─── SUPPLIED INFORMATION

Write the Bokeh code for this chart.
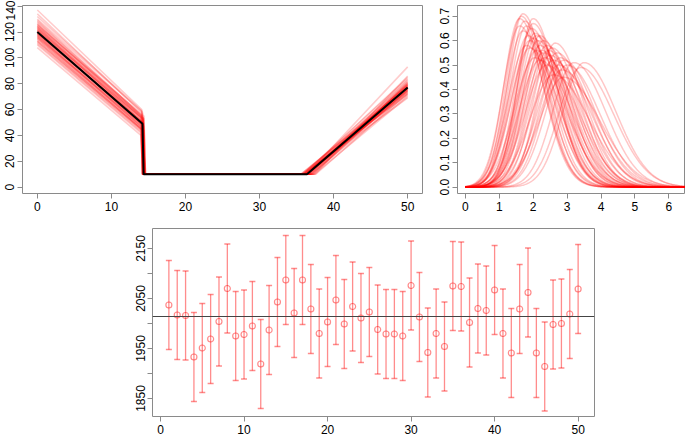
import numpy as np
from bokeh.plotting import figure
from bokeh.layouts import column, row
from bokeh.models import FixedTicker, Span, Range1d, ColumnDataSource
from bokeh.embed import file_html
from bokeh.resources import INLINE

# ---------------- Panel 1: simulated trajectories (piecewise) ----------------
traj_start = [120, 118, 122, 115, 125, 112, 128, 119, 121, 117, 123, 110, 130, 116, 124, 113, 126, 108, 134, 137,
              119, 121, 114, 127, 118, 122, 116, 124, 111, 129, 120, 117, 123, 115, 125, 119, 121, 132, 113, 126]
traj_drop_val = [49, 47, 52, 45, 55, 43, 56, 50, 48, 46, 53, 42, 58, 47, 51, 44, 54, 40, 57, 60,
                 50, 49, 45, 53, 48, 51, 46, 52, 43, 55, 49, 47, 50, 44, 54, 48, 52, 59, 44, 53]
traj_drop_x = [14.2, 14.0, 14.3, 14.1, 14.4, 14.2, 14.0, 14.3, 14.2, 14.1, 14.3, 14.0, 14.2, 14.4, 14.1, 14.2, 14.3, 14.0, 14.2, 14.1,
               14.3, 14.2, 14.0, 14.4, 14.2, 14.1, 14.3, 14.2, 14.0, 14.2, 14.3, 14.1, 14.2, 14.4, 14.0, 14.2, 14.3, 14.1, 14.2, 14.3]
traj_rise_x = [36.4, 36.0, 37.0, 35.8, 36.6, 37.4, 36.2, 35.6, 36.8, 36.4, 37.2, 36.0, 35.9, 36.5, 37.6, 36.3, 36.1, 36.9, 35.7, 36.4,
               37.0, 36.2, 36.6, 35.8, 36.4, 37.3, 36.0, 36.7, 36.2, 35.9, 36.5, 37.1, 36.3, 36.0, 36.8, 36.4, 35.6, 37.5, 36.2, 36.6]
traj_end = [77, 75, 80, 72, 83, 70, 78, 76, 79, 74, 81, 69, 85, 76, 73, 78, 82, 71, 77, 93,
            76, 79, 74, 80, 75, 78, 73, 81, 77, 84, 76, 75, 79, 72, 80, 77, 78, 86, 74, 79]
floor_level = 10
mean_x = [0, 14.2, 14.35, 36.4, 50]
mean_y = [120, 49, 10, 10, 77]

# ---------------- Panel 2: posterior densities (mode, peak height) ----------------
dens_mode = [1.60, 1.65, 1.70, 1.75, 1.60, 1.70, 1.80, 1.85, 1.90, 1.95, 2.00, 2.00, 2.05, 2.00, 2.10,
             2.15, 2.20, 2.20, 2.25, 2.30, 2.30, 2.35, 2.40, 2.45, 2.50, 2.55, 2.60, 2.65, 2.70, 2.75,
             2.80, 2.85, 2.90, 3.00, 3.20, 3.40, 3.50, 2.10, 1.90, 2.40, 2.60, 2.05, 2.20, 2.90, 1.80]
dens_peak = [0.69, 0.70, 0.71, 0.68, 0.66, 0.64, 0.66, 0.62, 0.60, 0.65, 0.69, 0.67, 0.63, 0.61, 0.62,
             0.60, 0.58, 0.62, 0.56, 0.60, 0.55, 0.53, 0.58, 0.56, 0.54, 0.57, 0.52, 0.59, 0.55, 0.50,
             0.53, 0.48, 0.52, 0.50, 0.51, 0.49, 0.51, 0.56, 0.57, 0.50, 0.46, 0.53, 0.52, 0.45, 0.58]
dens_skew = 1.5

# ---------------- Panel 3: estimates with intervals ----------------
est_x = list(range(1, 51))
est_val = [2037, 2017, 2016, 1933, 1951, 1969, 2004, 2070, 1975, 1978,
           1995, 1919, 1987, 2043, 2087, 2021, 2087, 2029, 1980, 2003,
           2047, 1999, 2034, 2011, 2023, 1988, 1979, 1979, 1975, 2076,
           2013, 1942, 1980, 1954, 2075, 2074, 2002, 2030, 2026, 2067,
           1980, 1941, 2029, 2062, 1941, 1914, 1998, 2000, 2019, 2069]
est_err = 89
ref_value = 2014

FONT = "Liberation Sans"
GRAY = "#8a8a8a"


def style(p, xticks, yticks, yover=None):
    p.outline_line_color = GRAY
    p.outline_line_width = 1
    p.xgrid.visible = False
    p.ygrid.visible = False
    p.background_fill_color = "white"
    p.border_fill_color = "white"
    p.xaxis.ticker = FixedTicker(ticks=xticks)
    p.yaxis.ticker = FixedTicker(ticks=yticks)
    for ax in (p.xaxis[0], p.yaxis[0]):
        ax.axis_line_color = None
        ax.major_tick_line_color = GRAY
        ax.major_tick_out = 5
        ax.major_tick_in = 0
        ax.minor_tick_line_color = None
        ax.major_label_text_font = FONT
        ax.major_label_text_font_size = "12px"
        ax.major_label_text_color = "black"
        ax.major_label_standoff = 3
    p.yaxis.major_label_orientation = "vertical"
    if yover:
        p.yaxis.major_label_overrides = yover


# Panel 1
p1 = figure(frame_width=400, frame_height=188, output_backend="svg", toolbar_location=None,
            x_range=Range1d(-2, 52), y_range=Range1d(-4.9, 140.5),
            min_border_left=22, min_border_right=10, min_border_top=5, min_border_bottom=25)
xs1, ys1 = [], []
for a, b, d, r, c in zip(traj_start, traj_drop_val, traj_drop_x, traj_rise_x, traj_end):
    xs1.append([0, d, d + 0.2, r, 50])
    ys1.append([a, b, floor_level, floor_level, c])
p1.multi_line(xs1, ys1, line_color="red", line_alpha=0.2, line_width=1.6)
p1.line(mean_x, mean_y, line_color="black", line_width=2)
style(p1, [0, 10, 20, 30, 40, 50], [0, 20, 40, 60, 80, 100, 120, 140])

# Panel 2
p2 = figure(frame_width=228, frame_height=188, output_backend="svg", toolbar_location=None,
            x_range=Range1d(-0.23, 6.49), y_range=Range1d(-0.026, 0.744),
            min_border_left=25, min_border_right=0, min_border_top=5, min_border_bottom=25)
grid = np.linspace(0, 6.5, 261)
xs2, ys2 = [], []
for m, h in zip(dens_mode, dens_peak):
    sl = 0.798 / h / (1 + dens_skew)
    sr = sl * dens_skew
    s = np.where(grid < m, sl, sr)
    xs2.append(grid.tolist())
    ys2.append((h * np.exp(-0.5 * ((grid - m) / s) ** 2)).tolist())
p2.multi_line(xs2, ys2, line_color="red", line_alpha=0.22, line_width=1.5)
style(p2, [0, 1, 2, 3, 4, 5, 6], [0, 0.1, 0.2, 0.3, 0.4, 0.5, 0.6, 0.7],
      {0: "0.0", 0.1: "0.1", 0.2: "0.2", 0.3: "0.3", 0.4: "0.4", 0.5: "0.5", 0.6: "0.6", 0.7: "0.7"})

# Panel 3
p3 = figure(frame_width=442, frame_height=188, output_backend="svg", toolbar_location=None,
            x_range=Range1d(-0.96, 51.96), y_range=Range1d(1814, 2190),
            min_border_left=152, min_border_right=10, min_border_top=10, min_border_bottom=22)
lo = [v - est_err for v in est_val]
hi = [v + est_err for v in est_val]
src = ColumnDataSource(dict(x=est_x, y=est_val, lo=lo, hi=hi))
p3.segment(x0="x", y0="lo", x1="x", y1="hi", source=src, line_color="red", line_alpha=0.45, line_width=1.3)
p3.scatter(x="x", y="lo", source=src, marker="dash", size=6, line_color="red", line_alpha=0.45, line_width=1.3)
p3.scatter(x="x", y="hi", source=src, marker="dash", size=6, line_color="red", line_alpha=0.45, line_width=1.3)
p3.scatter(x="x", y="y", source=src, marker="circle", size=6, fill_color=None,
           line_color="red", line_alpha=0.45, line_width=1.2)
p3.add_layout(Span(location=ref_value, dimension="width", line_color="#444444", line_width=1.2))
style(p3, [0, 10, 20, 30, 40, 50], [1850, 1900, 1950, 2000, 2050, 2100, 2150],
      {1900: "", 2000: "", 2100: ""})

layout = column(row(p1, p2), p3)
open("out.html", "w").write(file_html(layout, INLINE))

──────

◆ EXERCISE BRIEF
Reproduce the material above exactly, first line through the line that contains "mean_y = [120, 49, 10, 10, 77]", minus the pictures.

◆ RESULT OF THE EXERCISE
Write the Bokeh code for this chart.
import numpy as np
from bokeh.plotting import figure
from bokeh.layouts import column, row
from bokeh.models import FixedTicker, Span, Range1d, ColumnDataSource
from bokeh.embed import file_html
from bokeh.resources import INLINE

# ---------------- Panel 1: simulated trajectories (piecewise) ----------------
traj_start = [120, 118, 122, 115, 125, 112, 128, 119, 121, 117, 123, 110, 130, 116, 124, 113, 126, 108, 134, 137,
              119, 121, 114, 127, 118, 122, 116, 124, 111, 129, 120, 117, 123, 115, 125, 119, 121, 132, 113, 126]
traj_drop_val = [49, 47, 52, 45, 55, 43, 56, 50, 48, 46, 53, 42, 58, 47, 51, 44, 54, 40, 57, 60,
                 50, 49, 45, 53, 48, 51, 46, 52, 43, 55, 49, 47, 50, 44, 54, 48, 52, 59, 44, 53]
traj_drop_x = [14.2, 14.0, 14.3, 14.1, 14.4, 14.2, 14.0, 14.3, 14.2, 14.1, 14.3, 14.0, 14.2, 14.4, 14.1, 14.2, 14.3, 14.0, 14.2, 14.1,
               14.3, 14.2, 14.0, 14.4, 14.2, 14.1, 14.3, 14.2, 14.0, 14.2, 14.3, 14.1, 14.2, 14.4, 14.0, 14.2, 14.3, 14.1, 14.2, 14.3]
traj_rise_x = [36.4, 36.0, 37.0, 35.8, 36.6, 37.4, 36.2, 35.6, 36.8, 36.4, 37.2, 36.0, 35.9, 36.5, 37.6, 36.3, 36.1, 36.9, 35.7, 36.4,
               37.0, 36.2, 36.6, 35.8, 36.4, 37.3, 36.0, 36.7, 36.2, 35.9, 36.5, 37.1, 36.3, 36.0, 36.8, 36.4, 35.6, 37.5, 36.2, 36.6]
traj_end = [77, 75, 80, 72, 83, 70, 78, 76, 79, 74, 81, 69, 85, 76, 73, 78, 82, 71, 77, 93,
            76, 79, 74, 80, 75, 78, 73, 81, 77, 84, 76, 75, 79, 72, 80, 77, 78, 86, 74, 79]
floor_level = 10
mean_x = [0, 14.2, 14.35, 36.4, 50]
mean_y = [120, 49, 10, 10, 77]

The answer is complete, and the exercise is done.